NACH EINER ENTSCHEIDUNG DES OBERLANDESGERICHTS CELLE KÖNNEN MESSERGEBNISSE DIESES GERÄTES IN BUSSGELDVERFAHREN DERZEIT NICHT MEHR OHNE WEITERES ZUGRUNDE GELEGT WERDEN 

CELLE. Geschwindigkeitsmessungen von Kraftfahrzeugen werden vor Gericht immer wieder als fehlerträchtig angegriffen. Dabei sind die Messgeräte im Zulassungsverfahren einer strengen technischen Prüfung unterworfen. Besteht ein Gerät diese Prüfung, bietet es bei Einhaltung der vorgegebenen Bedienvorschriften i.d.R. die hinreichende Gewähr für die Richtigkeit der erzielten Messergebnisse. Messungen können dann als sog. standardisierte Messverfahren in einem Ordnungswidrigkeitenverfahren ohne weitere Überprüfungen zugrunde gelegt werden.

Gibt es trotz Einhaltung der Bedienvorschriften jedoch Anhaltspunkte für Fehlerquellen und unzulässige Messwertabweichungen, setzt die Verurteilung eines vermeintlichen „Temposünders“ voraus, dass das Gericht im Einzelfall feststellen kann, dass solche Messfehler zu Lasten des Betroffenen ausgeschlossen sind.

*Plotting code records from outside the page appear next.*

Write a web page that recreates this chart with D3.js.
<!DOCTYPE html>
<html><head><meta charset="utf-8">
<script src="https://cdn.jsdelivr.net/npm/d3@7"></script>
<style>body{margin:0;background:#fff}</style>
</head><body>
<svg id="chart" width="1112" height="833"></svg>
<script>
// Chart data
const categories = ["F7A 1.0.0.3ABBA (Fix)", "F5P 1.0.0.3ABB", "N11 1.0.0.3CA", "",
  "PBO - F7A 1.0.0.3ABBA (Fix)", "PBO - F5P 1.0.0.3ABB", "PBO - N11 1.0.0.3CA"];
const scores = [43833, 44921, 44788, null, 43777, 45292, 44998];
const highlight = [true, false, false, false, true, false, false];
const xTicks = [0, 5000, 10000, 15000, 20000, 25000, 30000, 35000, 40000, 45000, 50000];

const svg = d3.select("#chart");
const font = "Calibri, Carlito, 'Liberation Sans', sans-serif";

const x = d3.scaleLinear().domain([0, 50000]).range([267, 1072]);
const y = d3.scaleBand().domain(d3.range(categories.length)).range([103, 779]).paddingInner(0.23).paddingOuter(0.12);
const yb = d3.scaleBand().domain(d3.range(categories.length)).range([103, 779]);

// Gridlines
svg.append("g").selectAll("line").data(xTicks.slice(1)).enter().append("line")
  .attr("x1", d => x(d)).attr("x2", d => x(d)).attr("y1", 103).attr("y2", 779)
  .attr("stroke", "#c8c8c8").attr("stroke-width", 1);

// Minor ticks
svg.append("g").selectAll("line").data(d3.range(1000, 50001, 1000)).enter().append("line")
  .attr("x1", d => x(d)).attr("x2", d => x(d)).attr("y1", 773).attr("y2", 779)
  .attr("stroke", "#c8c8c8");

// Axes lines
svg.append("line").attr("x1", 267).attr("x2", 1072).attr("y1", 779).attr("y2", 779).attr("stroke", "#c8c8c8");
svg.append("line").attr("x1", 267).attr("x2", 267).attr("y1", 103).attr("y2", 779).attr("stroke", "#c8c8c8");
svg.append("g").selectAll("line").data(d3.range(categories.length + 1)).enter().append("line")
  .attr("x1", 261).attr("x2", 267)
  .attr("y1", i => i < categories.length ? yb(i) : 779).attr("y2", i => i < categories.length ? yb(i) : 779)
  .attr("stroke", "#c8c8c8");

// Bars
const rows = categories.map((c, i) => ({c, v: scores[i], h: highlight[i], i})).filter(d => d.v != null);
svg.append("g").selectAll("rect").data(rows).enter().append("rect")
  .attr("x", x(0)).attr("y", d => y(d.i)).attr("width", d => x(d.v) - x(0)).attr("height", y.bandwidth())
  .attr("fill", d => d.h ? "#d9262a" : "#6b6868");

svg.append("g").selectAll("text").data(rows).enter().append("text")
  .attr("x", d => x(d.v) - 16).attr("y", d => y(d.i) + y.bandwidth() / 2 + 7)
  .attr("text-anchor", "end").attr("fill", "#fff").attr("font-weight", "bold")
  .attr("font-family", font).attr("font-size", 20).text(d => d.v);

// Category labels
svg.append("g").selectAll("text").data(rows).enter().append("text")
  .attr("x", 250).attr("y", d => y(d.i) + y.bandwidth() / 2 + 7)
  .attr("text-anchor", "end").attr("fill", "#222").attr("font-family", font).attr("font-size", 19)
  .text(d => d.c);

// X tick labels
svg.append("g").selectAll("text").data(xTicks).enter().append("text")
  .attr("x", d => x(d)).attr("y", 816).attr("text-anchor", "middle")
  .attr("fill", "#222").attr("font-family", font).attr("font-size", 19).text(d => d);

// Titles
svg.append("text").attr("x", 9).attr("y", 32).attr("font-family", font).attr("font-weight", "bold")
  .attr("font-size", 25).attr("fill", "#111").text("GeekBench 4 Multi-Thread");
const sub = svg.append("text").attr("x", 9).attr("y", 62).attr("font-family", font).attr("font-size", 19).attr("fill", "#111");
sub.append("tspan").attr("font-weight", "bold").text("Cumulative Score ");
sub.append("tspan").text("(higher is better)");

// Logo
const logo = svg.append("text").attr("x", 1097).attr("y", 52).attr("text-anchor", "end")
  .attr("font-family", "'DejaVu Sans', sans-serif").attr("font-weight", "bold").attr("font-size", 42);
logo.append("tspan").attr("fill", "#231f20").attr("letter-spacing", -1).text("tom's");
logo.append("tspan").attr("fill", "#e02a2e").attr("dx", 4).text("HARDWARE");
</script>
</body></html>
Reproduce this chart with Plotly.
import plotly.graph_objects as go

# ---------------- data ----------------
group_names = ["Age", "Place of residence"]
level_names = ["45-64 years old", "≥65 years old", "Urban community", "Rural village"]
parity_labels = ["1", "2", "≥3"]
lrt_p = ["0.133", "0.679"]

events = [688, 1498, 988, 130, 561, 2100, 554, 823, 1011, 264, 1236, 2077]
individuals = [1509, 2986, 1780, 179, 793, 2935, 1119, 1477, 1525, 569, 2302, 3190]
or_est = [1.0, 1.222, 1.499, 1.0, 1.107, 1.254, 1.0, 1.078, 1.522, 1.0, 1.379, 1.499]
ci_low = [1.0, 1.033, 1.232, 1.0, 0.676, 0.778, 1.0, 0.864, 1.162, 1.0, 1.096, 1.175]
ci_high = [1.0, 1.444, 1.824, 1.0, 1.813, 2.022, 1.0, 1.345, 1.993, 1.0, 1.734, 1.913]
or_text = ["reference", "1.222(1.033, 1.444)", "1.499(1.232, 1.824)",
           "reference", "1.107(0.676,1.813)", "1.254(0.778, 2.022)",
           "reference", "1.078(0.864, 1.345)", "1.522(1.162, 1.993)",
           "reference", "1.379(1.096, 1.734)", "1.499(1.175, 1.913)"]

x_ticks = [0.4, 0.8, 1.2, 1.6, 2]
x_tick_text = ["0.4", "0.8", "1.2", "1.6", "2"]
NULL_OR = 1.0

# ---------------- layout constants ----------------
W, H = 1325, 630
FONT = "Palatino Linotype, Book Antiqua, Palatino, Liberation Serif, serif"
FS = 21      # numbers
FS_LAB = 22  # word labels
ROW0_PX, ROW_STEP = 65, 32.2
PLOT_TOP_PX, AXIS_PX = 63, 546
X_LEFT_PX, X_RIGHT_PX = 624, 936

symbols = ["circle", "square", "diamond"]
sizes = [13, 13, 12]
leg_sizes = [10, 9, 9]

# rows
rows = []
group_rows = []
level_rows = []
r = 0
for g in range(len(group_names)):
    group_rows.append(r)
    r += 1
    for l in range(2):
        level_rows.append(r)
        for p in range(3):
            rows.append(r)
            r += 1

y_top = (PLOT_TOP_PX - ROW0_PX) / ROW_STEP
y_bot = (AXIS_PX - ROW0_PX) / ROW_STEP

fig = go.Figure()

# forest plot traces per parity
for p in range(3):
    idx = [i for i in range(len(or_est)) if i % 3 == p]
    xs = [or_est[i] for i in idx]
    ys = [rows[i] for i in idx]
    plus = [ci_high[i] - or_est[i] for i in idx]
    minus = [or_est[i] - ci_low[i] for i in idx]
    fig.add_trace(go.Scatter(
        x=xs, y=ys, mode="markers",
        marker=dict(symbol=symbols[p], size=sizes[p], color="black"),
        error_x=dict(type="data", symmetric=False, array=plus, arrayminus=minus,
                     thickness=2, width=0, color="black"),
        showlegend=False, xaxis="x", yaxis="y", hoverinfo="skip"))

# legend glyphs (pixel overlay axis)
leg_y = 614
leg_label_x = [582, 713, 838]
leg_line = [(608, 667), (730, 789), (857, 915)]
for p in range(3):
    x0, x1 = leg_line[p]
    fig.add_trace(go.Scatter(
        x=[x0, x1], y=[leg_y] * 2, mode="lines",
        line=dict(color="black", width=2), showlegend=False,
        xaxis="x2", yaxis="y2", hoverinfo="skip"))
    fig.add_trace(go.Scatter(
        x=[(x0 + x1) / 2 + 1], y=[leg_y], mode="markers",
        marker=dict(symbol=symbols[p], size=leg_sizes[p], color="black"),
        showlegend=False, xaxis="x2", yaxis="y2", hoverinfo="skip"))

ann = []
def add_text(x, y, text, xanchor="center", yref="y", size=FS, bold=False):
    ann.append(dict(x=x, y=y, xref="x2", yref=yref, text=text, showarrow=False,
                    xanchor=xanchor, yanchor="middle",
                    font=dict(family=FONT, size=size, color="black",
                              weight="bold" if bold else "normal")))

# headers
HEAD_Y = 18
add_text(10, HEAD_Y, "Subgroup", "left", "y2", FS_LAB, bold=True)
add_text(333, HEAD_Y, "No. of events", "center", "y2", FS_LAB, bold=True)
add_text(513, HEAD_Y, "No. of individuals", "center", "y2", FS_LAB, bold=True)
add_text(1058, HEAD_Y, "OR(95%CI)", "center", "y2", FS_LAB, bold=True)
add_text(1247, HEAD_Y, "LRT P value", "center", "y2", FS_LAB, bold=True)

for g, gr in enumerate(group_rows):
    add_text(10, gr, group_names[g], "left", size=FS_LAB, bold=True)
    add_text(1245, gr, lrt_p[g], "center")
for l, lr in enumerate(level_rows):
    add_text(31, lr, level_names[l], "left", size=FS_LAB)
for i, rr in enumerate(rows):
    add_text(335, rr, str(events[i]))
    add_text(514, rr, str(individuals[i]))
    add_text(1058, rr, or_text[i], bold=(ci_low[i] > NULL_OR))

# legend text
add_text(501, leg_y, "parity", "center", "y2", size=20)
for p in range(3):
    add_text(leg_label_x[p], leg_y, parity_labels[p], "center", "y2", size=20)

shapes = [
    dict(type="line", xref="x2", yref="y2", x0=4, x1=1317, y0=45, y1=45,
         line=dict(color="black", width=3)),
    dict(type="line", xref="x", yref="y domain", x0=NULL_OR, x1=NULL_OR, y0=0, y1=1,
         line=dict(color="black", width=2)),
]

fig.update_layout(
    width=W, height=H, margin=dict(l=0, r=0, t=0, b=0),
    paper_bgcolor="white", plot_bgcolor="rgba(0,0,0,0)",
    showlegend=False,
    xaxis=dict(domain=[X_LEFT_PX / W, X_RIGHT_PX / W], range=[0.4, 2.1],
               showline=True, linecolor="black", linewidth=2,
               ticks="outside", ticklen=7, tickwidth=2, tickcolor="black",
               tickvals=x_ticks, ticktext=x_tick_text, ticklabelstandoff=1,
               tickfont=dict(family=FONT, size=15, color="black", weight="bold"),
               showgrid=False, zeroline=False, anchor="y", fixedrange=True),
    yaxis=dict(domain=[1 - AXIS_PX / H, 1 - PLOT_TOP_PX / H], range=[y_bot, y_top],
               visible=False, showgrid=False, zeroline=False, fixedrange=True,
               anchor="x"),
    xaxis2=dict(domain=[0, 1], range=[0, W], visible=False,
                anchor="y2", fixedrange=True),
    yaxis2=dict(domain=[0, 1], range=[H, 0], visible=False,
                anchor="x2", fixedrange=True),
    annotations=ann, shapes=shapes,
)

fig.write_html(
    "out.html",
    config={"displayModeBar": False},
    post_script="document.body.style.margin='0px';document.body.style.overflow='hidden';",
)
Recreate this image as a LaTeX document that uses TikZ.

Einen derartigen Fall hatte jüngst der 2. Senat für Bußgeldsachen des Oberlandesgerichts Celle zu entscheiden (Beschluss vom 18. Juni 2021, Az.: 2 Ss (Owi) 69/21): Ein Kraftfahrzeugfahrer wurde mit dem Geschwindigkeitsmessgerät LEIVTEC XV3 kontrolliert. Hiernach sollte er die zulässige Höchstgeschwindigkeit von 80 km/h um 37 km/h überschritten haben. Das Amtsgericht Walsrode hatte ihn deshalb zu einer Geldbuße von 140 € verurteilt und gegen ihn ein Fahrverbot von einem Monat verhängt.

Auf die Rechtsbeschwerde des Betroffenen hin hob der Senat dieses Urteil auf und verwies das Verfahren zur erneuten Entscheidung an das Amtsgericht zurück. Grund hierfür war, dass die für die Bauartprüfung dieses Messgeräts zuständige Physikalisch-Technische Bundesanstalt (PTB) zwischenzeitlich bei bestimmten Versuchsanordnungen seltene Messfehler reproduzieren konnte, die zulässige Toleranzen überschritten. Da der Abschlussbericht der PTB nicht eindeutig erkennen lässt, unter welchen Messbedingungen sich Messwertabweichungen zu Ungunsten bzw. ausschließlich zu Gunsten Betroffener auswirken können, sieht der Senat bei diesem Messgerät derzeit keine hinreichende Gewähr mehr für die Annahme eines standardisierten Messverfahrens und für die Zuverlässigkeit der erzielten Messergebnisse.

Das Amtsgericht muss deshalb mithilfe eines Sachverständigengutachtens genauer aufklären, ob in diesem konkreten Einzelfall die ausgewiesene Geschwindigkeitsüberschreitung sicher festzustellen ist.